Mais revenons à son dada en solo, Won. A Forest propose 7 titres en 36 minutes. La deuxième plage (elles ne portent pas de titre), par exemple, allie des sons très planants, aériens et organiques à des tapotements de mains du plus bel effet. La plage 6 et sa mise en exergue des fluides vaut le détour également. On tombe très vite sous le charme, sans pouvoir jamais mettre d’étiquette ici ou là. Pour donner des références – je sais que certains ne jurent que par ça, survolant les chroniques -, citons To Rococo Rot, Tarwater ou Re:. Que les français se lancent dans un domaine qui jusqu’ici était le champ d’honneur des allemands et canadiens ne peut que nous conforter. Et, in fine, c’est bien à côté de notre cher Daniel Lanois et son Belladona que l’on a envie de le classer, ce A Forest.

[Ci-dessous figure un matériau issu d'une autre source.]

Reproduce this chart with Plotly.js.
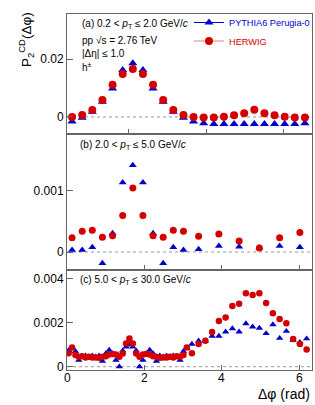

A forest propose sept titres, qui sont comme autant de chapitres d’un carnet de bord, ou, puisque c’est la mode, d’un blog musical nouveau. En fin de compte, on ne serait pas étonné de trouver cette musique dans une séance de méditation, car elle a ce même pouvoir incantatoire. Enfin, on ne s’étonnera point d’apprendre que Won aime jouer – et a déjà joué – dans des lieux de culte.